> _Short task_
Using the records that follow, reproduce exactly the lines starting at the line containing "Recreate this image" and ending at the line containing "green = '#2a9a2a'". Include both end lines and no pictures.

> _Entries supplied_

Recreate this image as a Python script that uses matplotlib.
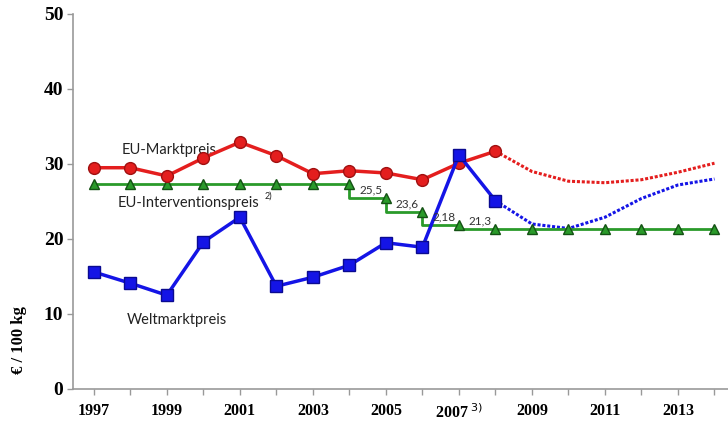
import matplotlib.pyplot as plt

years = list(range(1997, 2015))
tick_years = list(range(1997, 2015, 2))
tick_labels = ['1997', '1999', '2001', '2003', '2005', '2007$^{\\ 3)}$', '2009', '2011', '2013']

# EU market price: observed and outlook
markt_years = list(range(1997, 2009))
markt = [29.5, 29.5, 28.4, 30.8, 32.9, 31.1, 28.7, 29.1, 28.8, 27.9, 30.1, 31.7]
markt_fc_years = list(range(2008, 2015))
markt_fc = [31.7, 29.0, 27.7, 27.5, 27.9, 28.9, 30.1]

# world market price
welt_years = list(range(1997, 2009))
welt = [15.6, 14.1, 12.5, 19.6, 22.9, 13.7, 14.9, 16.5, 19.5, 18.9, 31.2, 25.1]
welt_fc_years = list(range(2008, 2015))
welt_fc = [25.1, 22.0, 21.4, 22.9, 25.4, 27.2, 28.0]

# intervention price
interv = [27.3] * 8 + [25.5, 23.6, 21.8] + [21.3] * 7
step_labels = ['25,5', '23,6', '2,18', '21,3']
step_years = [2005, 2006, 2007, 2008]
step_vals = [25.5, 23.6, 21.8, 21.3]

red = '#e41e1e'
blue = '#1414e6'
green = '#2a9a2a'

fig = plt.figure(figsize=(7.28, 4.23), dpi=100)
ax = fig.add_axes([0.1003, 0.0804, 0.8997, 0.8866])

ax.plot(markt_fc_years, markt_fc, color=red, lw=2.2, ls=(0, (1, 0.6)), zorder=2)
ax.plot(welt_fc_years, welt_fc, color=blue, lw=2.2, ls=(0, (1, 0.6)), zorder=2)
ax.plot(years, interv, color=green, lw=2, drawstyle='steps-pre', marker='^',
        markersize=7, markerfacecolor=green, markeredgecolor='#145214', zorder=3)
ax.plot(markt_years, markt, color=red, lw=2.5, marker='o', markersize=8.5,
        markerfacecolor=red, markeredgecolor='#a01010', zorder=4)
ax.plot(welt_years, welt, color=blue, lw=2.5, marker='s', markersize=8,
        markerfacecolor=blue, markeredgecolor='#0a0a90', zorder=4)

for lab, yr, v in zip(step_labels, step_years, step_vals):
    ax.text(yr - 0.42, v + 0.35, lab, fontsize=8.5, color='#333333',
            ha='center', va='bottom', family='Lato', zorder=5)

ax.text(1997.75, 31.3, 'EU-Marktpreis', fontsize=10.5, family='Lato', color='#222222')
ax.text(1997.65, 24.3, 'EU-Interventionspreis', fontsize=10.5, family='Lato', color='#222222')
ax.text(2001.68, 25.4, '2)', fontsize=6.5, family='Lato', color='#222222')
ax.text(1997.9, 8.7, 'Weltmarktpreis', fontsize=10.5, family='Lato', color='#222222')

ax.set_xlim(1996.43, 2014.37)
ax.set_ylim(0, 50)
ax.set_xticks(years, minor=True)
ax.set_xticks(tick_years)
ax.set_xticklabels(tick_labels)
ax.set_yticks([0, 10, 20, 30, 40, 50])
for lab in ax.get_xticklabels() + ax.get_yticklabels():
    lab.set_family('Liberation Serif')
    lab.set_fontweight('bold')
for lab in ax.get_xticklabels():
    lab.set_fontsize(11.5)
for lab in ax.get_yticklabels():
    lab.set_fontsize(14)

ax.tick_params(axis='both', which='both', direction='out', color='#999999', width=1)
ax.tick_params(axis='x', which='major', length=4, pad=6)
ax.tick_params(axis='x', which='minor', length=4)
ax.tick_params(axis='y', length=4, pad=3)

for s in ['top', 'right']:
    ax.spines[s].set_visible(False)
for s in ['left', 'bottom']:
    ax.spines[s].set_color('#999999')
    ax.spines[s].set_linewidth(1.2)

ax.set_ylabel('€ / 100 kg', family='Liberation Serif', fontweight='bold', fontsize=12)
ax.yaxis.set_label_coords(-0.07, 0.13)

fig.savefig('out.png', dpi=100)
---
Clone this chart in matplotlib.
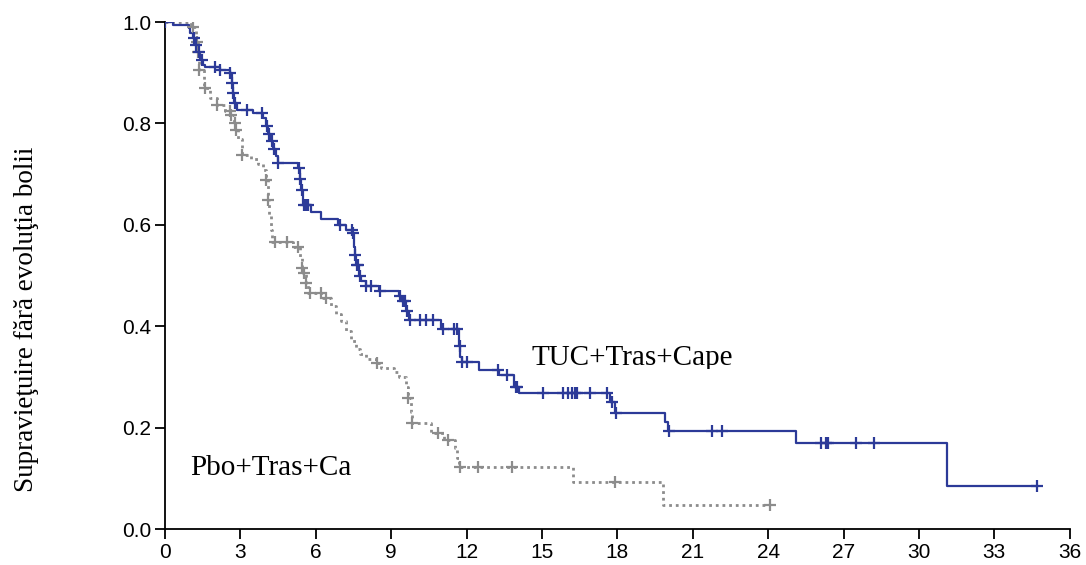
...
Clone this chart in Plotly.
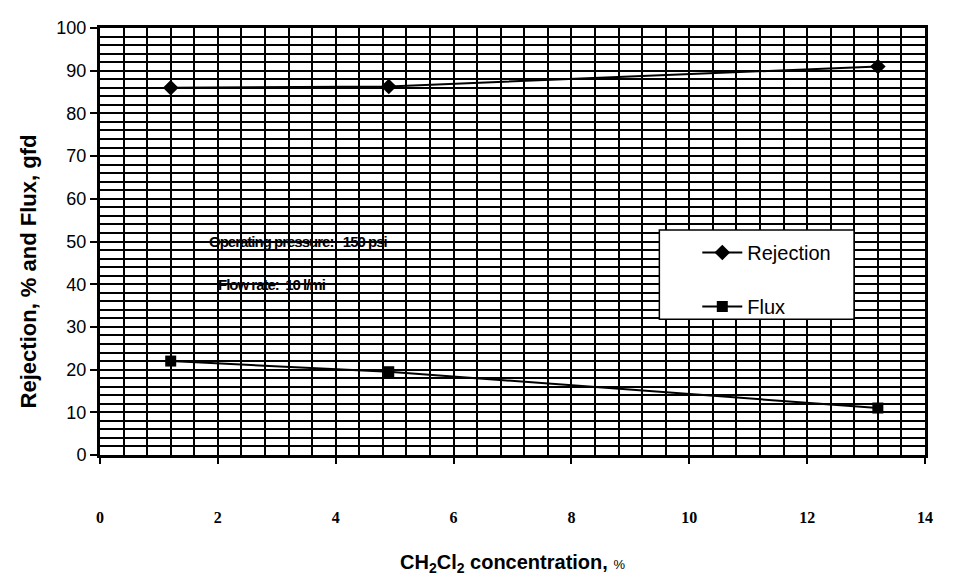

> _Correct output_
Recreate this image as a Python script that uses matplotlib.
import matplotlib.pyplot as plt

years = list(range(1997, 2015))
tick_years = list(range(1997, 2015, 2))
tick_labels = ['1997', '1999', '2001', '2003', '2005', '2007$^{\\ 3)}$', '2009', '2011', '2013']

# EU market price: observed and outlook
markt_years = list(range(1997, 2009))
markt = [29.5, 29.5, 28.4, 30.8, 32.9, 31.1, 28.7, 29.1, 28.8, 27.9, 30.1, 31.7]
markt_fc_years = list(range(2008, 2015))
markt_fc = [31.7, 29.0, 27.7, 27.5, 27.9, 28.9, 30.1]

# world market price
welt_years = list(range(1997, 2009))
welt = [15.6, 14.1, 12.5, 19.6, 22.9, 13.7, 14.9, 16.5, 19.5, 18.9, 31.2, 25.1]
welt_fc_years = list(range(2008, 2015))
welt_fc = [25.1, 22.0, 21.4, 22.9, 25.4, 27.2, 28.0]

# intervention price
interv = [27.3] * 8 + [25.5, 23.6, 21.8] + [21.3] * 7
step_labels = ['25,5', '23,6', '2,18', '21,3']
step_years = [2005, 2006, 2007, 2008]
step_vals = [25.5, 23.6, 21.8, 21.3]

red = '#e41e1e'
blue = '#1414e6'
green = '#2a9a2a'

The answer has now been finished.